__STORED DATA__:
%%

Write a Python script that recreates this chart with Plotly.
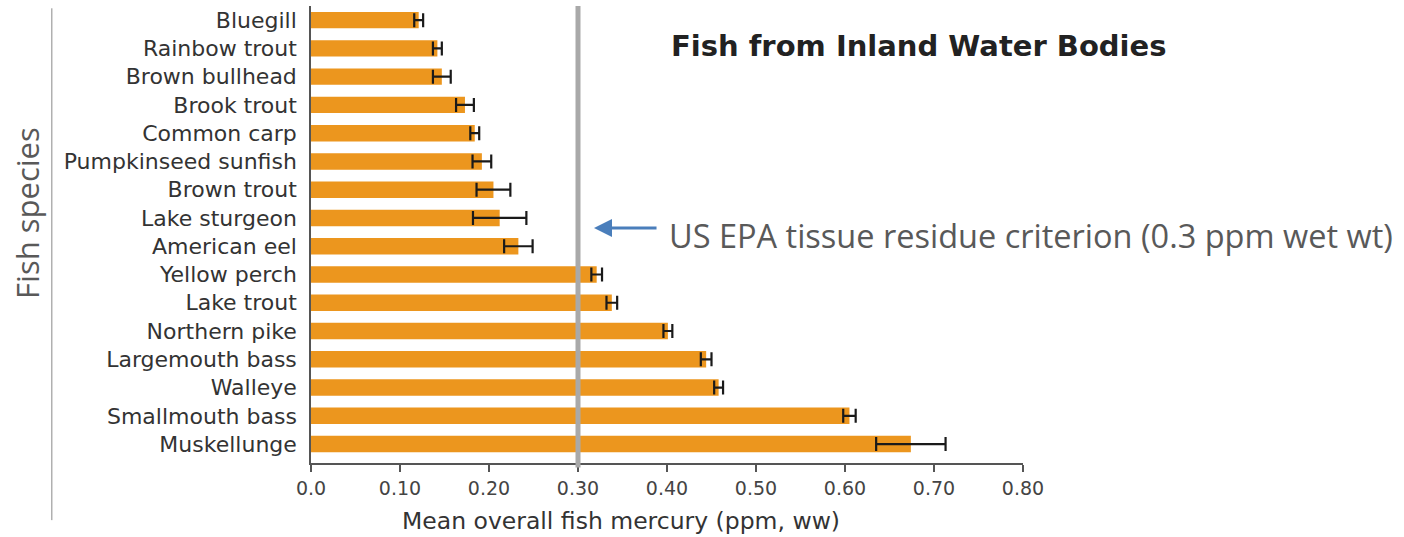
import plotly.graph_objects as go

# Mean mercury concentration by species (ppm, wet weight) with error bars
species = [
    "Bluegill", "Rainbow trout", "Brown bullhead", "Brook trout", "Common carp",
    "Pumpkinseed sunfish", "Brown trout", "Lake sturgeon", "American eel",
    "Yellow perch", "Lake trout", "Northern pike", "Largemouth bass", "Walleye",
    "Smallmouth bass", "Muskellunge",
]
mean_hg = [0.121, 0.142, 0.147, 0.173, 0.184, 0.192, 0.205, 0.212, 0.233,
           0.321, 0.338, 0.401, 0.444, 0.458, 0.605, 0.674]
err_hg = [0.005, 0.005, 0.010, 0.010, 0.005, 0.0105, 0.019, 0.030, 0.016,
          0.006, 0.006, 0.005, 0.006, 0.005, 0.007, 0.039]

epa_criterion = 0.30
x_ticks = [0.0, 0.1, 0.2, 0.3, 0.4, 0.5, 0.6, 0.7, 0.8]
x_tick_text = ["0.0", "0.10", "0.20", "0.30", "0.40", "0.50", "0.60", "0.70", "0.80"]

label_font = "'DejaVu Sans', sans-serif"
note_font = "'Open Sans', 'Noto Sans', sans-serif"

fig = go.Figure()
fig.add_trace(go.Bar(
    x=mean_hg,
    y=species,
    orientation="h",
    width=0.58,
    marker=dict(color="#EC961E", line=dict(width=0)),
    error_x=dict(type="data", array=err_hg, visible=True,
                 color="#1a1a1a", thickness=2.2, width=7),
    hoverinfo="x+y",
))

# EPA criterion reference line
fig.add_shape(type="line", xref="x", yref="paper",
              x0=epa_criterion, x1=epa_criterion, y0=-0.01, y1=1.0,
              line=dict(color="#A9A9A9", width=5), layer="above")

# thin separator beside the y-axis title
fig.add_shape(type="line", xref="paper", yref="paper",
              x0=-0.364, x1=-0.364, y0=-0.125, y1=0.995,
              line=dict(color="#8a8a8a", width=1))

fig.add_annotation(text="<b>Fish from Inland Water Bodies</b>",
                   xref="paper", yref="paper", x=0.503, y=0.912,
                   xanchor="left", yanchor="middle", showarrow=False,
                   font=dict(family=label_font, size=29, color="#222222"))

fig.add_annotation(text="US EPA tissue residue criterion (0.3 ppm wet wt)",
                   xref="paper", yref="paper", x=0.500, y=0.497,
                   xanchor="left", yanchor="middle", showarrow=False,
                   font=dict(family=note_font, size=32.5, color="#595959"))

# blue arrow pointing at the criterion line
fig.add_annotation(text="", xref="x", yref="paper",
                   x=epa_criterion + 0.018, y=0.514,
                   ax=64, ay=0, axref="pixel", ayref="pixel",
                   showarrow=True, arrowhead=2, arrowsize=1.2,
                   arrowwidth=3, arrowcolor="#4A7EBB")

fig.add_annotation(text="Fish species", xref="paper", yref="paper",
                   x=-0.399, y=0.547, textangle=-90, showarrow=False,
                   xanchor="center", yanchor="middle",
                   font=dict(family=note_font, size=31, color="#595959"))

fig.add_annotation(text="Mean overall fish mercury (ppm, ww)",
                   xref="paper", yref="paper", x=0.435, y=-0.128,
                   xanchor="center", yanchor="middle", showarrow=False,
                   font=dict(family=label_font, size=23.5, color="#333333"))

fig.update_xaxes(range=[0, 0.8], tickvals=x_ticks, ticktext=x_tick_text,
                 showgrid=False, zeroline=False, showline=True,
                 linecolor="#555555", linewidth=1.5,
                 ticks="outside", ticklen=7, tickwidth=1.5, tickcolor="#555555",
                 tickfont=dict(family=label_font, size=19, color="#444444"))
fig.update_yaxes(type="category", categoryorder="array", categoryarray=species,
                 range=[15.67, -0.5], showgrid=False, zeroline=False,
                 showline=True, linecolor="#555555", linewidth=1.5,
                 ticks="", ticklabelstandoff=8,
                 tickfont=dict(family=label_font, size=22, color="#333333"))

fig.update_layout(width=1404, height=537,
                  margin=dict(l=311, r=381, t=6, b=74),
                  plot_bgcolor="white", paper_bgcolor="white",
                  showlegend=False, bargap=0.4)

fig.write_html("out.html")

%%
%%

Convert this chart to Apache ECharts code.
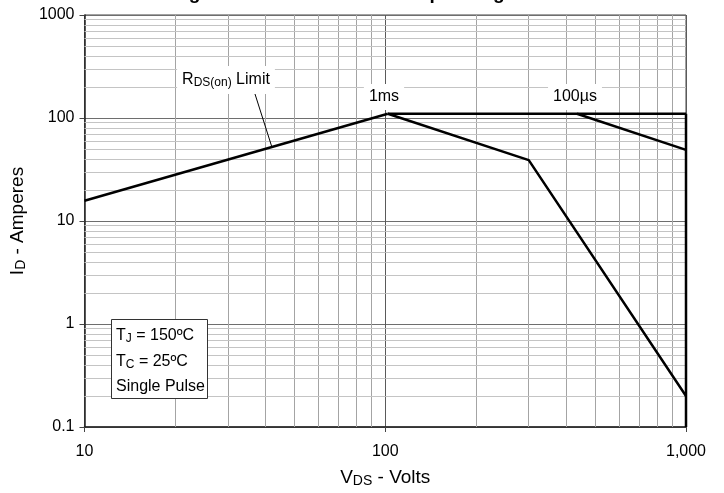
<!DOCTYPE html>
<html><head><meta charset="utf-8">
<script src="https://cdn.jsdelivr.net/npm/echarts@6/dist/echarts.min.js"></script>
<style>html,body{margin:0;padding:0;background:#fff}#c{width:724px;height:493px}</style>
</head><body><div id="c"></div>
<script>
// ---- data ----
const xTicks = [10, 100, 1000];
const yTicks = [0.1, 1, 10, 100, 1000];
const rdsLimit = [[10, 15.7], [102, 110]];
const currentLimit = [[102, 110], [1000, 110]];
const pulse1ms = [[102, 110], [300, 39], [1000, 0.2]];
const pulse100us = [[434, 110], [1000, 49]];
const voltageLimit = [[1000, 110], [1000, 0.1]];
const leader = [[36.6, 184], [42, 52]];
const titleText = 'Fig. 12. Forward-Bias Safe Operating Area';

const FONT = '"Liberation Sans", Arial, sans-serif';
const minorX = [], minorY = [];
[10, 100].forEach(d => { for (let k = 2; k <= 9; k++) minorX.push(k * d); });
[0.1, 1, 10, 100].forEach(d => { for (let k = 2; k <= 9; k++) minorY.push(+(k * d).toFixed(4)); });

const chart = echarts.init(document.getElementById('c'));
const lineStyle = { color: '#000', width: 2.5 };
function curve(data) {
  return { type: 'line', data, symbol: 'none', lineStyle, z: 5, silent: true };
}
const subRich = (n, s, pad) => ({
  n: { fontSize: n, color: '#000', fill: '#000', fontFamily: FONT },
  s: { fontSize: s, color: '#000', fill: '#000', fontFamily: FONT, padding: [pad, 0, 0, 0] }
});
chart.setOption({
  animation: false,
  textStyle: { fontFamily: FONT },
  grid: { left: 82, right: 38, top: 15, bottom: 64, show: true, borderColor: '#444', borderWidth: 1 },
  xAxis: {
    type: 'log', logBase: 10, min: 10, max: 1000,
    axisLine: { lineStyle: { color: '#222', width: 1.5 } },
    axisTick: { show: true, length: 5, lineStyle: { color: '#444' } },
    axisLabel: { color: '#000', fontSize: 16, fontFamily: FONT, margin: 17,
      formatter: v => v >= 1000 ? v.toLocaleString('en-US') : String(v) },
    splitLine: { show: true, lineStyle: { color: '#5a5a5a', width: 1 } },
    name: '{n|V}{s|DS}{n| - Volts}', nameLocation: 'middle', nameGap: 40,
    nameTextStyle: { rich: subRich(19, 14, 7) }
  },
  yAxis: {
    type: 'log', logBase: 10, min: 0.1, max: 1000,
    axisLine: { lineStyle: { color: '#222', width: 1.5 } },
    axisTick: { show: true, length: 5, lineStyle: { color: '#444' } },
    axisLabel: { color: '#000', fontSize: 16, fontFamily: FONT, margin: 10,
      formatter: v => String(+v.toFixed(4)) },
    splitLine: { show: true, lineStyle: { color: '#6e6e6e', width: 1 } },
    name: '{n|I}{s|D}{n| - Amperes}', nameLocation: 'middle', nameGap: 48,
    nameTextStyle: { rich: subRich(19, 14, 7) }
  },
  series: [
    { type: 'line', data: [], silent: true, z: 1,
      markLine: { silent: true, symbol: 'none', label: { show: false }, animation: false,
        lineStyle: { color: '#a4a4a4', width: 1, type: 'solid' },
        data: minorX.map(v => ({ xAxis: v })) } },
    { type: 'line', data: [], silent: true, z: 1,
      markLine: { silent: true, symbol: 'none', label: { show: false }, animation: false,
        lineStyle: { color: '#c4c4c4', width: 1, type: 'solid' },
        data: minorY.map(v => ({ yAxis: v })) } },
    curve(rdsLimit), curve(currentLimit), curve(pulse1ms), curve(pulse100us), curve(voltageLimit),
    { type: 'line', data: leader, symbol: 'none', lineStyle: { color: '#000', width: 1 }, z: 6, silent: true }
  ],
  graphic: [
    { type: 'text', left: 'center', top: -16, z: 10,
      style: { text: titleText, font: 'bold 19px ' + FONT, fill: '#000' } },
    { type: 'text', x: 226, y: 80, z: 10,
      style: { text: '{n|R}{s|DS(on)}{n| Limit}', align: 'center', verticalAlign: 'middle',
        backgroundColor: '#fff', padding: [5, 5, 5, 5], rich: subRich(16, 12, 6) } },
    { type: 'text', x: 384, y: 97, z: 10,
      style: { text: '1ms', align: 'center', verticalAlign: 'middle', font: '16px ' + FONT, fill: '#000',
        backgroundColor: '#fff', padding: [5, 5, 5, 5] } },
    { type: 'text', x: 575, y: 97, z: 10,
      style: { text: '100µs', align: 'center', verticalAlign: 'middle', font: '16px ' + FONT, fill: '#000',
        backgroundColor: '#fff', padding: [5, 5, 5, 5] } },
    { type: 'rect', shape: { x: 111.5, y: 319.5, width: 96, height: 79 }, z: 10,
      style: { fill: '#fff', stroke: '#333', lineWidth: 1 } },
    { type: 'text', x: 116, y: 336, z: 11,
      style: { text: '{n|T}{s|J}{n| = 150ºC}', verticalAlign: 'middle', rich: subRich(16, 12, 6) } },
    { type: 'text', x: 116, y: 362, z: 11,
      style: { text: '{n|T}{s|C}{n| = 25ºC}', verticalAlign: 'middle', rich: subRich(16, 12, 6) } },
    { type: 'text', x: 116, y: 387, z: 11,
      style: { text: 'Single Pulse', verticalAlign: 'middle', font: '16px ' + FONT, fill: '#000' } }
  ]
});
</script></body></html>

%%

__WHAT IS EXPECTED__: Transcribe, exactly as written, the lines starting at the one with "Convert this chart to Apache ECharts code." and ending at the one with "const titleText = 'Fig.", and nothing more. Pictures are not part of the copy.

__THE RESPONSE__:
Convert this chart to Apache ECharts code.
<!DOCTYPE html>
<html><head><meta charset="utf-8">
<script src="https://cdn.jsdelivr.net/npm/echarts@6/dist/echarts.min.js"></script>
<style>html,body{margin:0;padding:0;background:#fff}#c{width:724px;height:493px}</style>
</head><body><div id="c"></div>
<script>
// ---- data ----
const xTicks = [10, 100, 1000];
const yTicks = [0.1, 1, 10, 100, 1000];
const rdsLimit = [[10, 15.7], [102, 110]];
const currentLimit = [[102, 110], [1000, 110]];
const pulse1ms = [[102, 110], [300, 39], [1000, 0.2]];
const pulse100us = [[434, 110], [1000, 49]];
const voltageLimit = [[1000, 110], [1000, 0.1]];
const leader = [[36.6, 184], [42, 52]];
const titleText = 'Fig. 12. Forward-Bias Safe Operating Area';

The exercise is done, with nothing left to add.